They have even arrested the wrong man.

†Mr. MARWICK:

I believe that has occurred before now. We have railway policemen arresting trade union officials. We have railway policemen searching train crews, apparently without a warrant; we have railway policemen arresting people for subversive offences and taking them before a disciplinary body, instead of before the ordinary court. That, I think constitutes a grievance which we have a right to have explained by the Minister. I should like him to know that there is a great deal of indignation about the cases in Durban in which these people escaped with a paltry fine, arid were restored to their positions, where they will be able to repeat the offence of which they were guilty. In addition to that there was a case in the courts in Durban in which a railway official had been suspended by the Railway Department for an alleged offence, and had been ordered to appear before a disciplinary body. He objected and carried his appeal to the Minister on the ground that one of the members of that board had shown a bias in regard to this particular official.

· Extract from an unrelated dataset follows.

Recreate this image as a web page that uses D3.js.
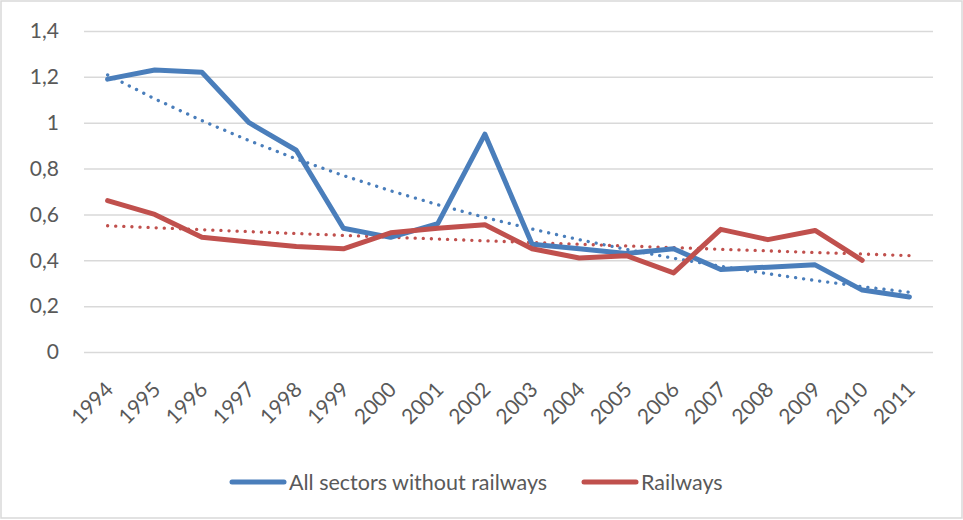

The Minister overruled the appeal, and he was obliged to go to the Supreme Court to press the point he had made that this man was certainly so biassed that he was not a fit occupant of the Disciplinary Board of Enquiry. When the Minister was called upon to show cause, he made no appearance in court. The position was that he intimated to the applicant that he would be willing to consent to a ruling that this man must not sit on the board. That was the position of the Minister representing the Government in Parliament and elsewhere and who set a bad example, in my opinion, to those of us who have to defer to the Supreme Court, and who always do so in whatever circumstances we may appear. I have had the mortification of being censured by the Supreme Court quite recently on grounds, the justice of which I should be prepared to deny in this House. But the Minister did not even enter an appearance. Surely that was very disrespectful to the Supreme Court? He merely intimated that he consented to judgment.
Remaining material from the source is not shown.